Jonathan Fanara Responsable des pages Littérature, Essais & Bandes dessinées et des actualités DVD/bluray

Avec Les Antres, paru aux éditions Delcourt, le scénariste et dessinateur Éric Puybaret fait étalage d’une poésie peu commune. Celle-ci a la particularité de se projeter sur l’au-delà, exposé au gré des tâtonnements d’un jeune héros mort dans la naufrage de son voilier.

Quand l’occupant d’un voilier pousse son dernier souffle, il ne s’attend probablement pas à errer dans l’au-delà prisonnier d’un corps dépourvu de tout ancrage – car sans poids. C’est pourtant le point de départ du premier tome du triptyque Les Antres.

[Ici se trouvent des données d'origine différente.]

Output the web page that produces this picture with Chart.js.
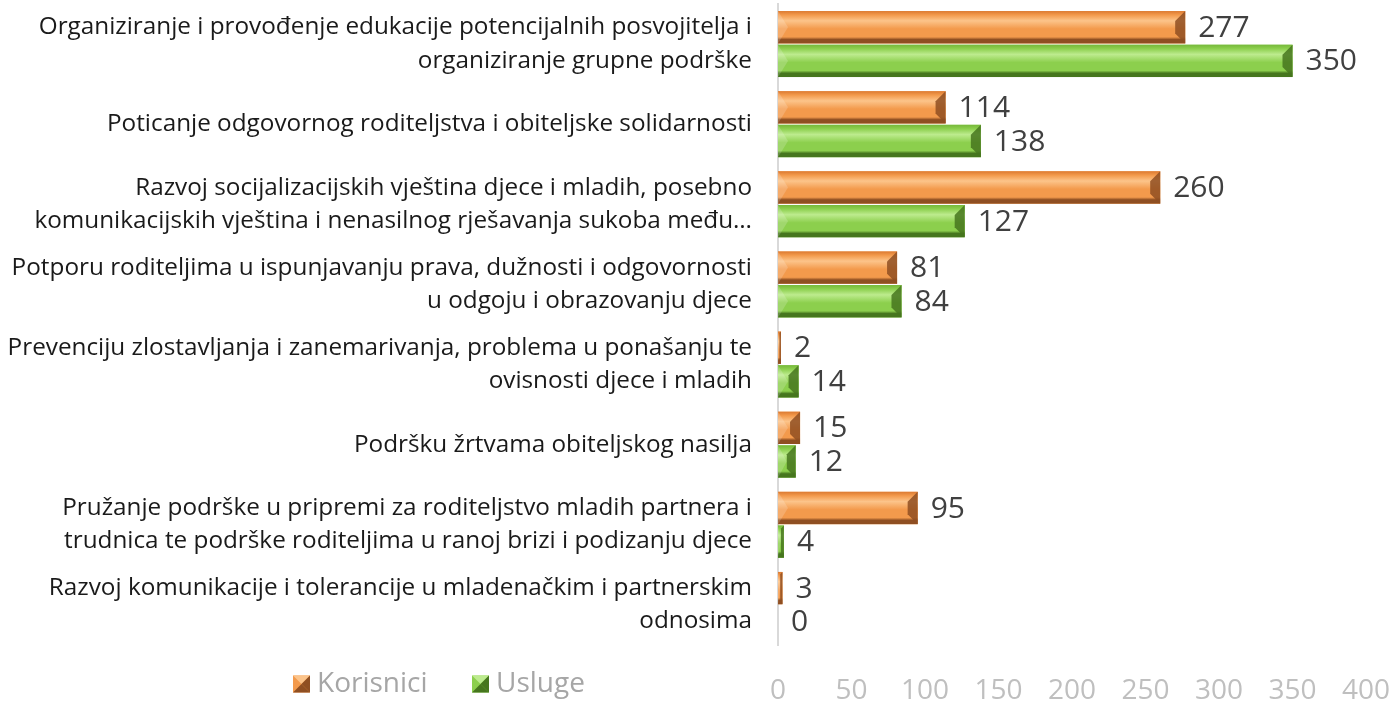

Le scénariste et dessinateur Éric Puybaret organise ses planches de manière ingénieuse, emploie des couleurs souvent douces, applique sa sensibilité à même le dessin et conçoit une fable qui n’est pas sans rappeler La Divine Comédie de Dante ou Alice au pays des merveilles de Lewis Carroll. Car c’est un nouvel univers aux règles fantasques qui se dévoile au jeune héros, qui va devoir apprendre à en maîtriser les spécificités, bien aidé, il est vrai, par quelques acolytes qui viendront se greffer en cours de récit à son parcours initiatique.

Amnésique, en apesanteur, confronté à des personnages et des situations surréalistes, le jeune marin va découvrir au même rythme que le lecteur ce qui fait l’étoffe des Antres. Dans une veine rappelant à certains égards Le Petit Prince, Éric Puybaret mêle aventures et poésie, injecte des personnages réels dans son monde imaginaire (Napoléon, Chopin, Halliday, Welles…) et se délecte à soumettre son héros à des situations qui le dépassent – et qui vont, vous l’aurez compris, bien au-delà de l’entendement.

Très référencé (de Jérôme Bosch à Salvador Dali), agréable à contempler, « L’Homme sans poids » est un voyage onirique quasi indicible, au sein duquel chaque lieu et chaque protagoniste est porteur d’une polysémie qui n’a de limite que la capacité de notre imagination à vagabonder. C’est peut-être cela qui accentue la poésie de cette bande dessinée : comme le jeune marin qui y tient le haut de l’affiche, les signifiants demeurent flottants, soumis aux interprétations personnelles, ce qui n’est pas sans rappeler un autre génie du troisième art, René Magritte.